-- begin Source excerpt --

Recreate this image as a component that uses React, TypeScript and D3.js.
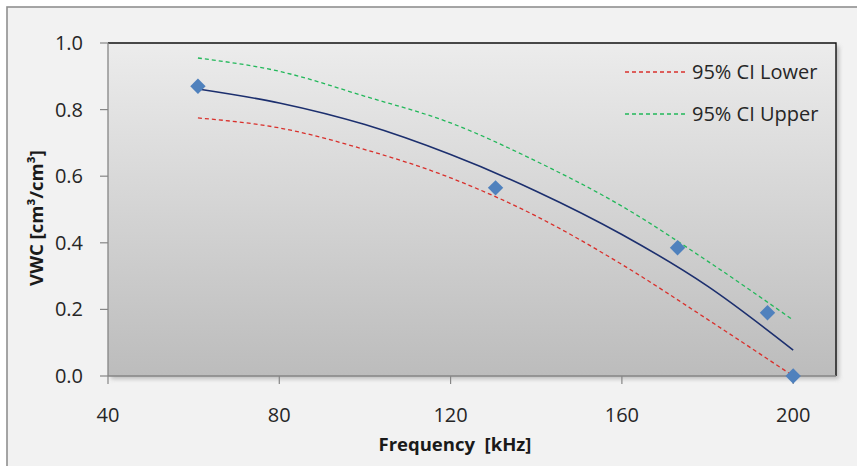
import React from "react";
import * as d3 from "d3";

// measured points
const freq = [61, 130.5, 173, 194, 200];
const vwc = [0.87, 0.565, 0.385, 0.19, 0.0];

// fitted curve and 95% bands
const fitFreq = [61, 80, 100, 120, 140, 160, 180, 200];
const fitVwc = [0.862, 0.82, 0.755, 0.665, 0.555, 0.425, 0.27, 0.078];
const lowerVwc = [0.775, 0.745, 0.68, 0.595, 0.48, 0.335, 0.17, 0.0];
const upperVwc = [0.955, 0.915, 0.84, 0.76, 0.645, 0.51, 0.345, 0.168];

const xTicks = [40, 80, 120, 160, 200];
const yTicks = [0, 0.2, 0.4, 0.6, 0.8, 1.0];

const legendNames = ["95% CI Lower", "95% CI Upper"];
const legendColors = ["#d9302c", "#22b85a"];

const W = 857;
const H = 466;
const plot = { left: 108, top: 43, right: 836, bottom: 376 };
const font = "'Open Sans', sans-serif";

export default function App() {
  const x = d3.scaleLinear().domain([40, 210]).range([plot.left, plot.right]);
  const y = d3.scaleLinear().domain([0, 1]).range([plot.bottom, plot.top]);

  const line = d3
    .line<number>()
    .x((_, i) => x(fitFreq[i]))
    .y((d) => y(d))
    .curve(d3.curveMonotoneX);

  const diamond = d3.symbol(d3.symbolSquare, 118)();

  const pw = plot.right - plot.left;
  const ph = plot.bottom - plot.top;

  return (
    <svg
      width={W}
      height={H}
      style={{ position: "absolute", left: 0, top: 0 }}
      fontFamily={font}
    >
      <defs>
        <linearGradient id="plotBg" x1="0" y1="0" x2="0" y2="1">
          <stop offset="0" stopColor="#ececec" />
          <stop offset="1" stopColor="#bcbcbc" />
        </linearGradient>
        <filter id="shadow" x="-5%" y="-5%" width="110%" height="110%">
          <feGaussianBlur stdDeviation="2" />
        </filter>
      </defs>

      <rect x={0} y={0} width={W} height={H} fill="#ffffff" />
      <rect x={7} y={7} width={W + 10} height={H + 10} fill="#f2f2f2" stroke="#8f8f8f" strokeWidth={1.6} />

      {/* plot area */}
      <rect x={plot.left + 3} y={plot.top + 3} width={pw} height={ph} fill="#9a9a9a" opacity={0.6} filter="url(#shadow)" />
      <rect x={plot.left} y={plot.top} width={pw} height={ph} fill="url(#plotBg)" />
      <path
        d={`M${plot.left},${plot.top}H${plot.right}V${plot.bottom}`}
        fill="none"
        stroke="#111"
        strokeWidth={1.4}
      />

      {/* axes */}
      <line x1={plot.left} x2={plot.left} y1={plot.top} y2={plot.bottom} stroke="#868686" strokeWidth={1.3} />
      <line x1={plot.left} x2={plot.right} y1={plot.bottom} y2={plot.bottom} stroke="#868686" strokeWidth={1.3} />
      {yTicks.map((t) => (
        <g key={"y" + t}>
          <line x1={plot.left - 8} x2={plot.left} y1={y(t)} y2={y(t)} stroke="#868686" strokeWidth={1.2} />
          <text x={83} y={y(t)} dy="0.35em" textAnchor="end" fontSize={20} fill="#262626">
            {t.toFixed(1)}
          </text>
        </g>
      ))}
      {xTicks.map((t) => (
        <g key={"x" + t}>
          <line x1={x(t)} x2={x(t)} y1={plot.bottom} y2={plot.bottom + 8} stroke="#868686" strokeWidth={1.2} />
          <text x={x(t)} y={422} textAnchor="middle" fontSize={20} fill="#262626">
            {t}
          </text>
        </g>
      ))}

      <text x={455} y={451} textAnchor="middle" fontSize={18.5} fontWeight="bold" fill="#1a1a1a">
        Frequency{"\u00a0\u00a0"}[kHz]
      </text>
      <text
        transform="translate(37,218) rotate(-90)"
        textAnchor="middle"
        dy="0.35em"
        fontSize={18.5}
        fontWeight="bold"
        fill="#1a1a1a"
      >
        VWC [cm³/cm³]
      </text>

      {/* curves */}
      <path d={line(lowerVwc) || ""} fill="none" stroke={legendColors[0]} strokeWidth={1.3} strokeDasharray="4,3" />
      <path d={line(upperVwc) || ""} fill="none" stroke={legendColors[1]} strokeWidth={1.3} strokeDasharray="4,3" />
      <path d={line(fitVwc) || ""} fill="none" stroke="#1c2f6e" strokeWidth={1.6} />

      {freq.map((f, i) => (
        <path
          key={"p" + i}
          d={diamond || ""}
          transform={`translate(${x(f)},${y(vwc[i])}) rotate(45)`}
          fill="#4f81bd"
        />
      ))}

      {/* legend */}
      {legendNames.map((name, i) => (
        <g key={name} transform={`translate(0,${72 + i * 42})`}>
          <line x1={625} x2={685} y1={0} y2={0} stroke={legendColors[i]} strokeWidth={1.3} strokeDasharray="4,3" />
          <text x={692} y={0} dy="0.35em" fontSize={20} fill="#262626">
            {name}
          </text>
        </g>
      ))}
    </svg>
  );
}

-- end Source excerpt --

--- Work to complete ---
Repeat the material above verbatim, with no pictures in the output.

--- Task answer ---
Recreate this image as a component that uses React, TypeScript and D3.js.
import React from "react";
import * as d3 from "d3";

// measured points
const freq = [61, 130.5, 173, 194, 200];
const vwc = [0.87, 0.565, 0.385, 0.19, 0.0];

// fitted curve and 95% bands
const fitFreq = [61, 80, 100, 120, 140, 160, 180, 200];
const fitVwc = [0.862, 0.82, 0.755, 0.665, 0.555, 0.425, 0.27, 0.078];
const lowerVwc = [0.775, 0.745, 0.68, 0.595, 0.48, 0.335, 0.17, 0.0];
const upperVwc = [0.955, 0.915, 0.84, 0.76, 0.645, 0.51, 0.345, 0.168];

const xTicks = [40, 80, 120, 160, 200];
const yTicks = [0, 0.2, 0.4, 0.6, 0.8, 1.0];

const legendNames = ["95% CI Lower", "95% CI Upper"];
const legendColors = ["#d9302c", "#22b85a"];

const W = 857;
const H = 466;
const plot = { left: 108, top: 43, right: 836, bottom: 376 };
const font = "'Open Sans', sans-serif";

export default function App() {
  const x = d3.scaleLinear().domain([40, 210]).range([plot.left, plot.right]);
  const y = d3.scaleLinear().domain([0, 1]).range([plot.bottom, plot.top]);

  const line = d3
    .line<number>()
    .x((_, i) => x(fitFreq[i]))
    .y((d) => y(d))
    .curve(d3.curveMonotoneX);

  const diamond = d3.symbol(d3.symbolSquare, 118)();

  const pw = plot.right - plot.left;
  const ph = plot.bottom - plot.top;

  return (
    <svg
      width={W}
      height={H}
      style={{ position: "absolute", left: 0, top: 0 }}
      fontFamily={font}
    >
      <defs>
        <linearGradient id="plotBg" x1="0" y1="0" x2="0" y2="1">
          <stop offset="0" stopColor="#ececec" />
          <stop offset="1" stopColor="#bcbcbc" />
        </linearGradient>
        <filter id="shadow" x="-5%" y="-5%" width="110%" height="110%">
          <feGaussianBlur stdDeviation="2" />
        </filter>
      </defs>

      <rect x={0} y={0} width={W} height={H} fill="#ffffff" />
      <rect x={7} y={7} width={W + 10} height={H + 10} fill="#f2f2f2" stroke="#8f8f8f" strokeWidth={1.6} />

      {/* plot area */}
      <rect x={plot.left + 3} y={plot.top + 3} width={pw} height={ph} fill="#9a9a9a" opacity={0.6} filter="url(#shadow)" />
      <rect x={plot.left} y={plot.top} width={pw} height={ph} fill="url(#plotBg)" />
      <path
        d={`M${plot.left},${plot.top}H${plot.right}V${plot.bottom}`}
        fill="none"
        stroke="#111"
        strokeWidth={1.4}
      />

      {/* axes */}
      <line x1={plot.left} x2={plot.left} y1={plot.top} y2={plot.bottom} stroke="#868686" strokeWidth={1.3} />
      <line x1={plot.left} x2={plot.right} y1={plot.bottom} y2={plot.bottom} stroke="#868686" strokeWidth={1.3} />
      {yTicks.map((t) => (
        <g key={"y" + t}>
          <line x1={plot.left - 8} x2={plot.left} y1={y(t)} y2={y(t)} stroke="#868686" strokeWidth={1.2} />
          <text x={83} y={y(t)} dy="0.35em" textAnchor="end" fontSize={20} fill="#262626">
            {t.toFixed(1)}
          </text>
        </g>
      ))}
      {xTicks.map((t) => (
        <g key={"x" + t}>
          <line x1={x(t)} x2={x(t)} y1={plot.bottom} y2={plot.bottom + 8} stroke="#868686" strokeWidth={1.2} />
          <text x={x(t)} y={422} textAnchor="middle" fontSize={20} fill="#262626">
            {t}
          </text>
        </g>
      ))}

      <text x={455} y={451} textAnchor="middle" fontSize={18.5} fontWeight="bold" fill="#1a1a1a">
        Frequency{"\u00a0\u00a0"}[kHz]
      </text>
      <text
        transform="translate(37,218) rotate(-90)"
        textAnchor="middle"
        dy="0.35em"
        fontSize={18.5}
        fontWeight="bold"
        fill="#1a1a1a"
      >
        VWC [cm³/cm³]
      </text>

      {/* curves */}
      <path d={line(lowerVwc) || ""} fill="none" stroke={legendColors[0]} strokeWidth={1.3} strokeDasharray="4,3" />
      <path d={line(upperVwc) || ""} fill="none" stroke={legendColors[1]} strokeWidth={1.3} strokeDasharray="4,3" />
      <path d={line(fitVwc) || ""} fill="none" stroke="#1c2f6e" strokeWidth={1.6} />

      {freq.map((f, i) => (
        <path
          key={"p" + i}
          d={diamond || ""}
          transform={`translate(${x(f)},${y(vwc[i])}) rotate(45)`}
          fill="#4f81bd"
        />
      ))}

      {/* legend */}
      {legendNames.map((name, i) => (
        <g key={name} transform={`translate(0,${72 + i * 42})`}>
          <line x1={625} x2={685} y1={0} y2={0} stroke={legendColors[i]} strokeWidth={1.3} strokeDasharray="4,3" />
          <text x={692} y={0} dy="0.35em" fontSize={20} fill="#262626">
            {name}
          </text>
        </g>
      ))}
    </svg>
  );
}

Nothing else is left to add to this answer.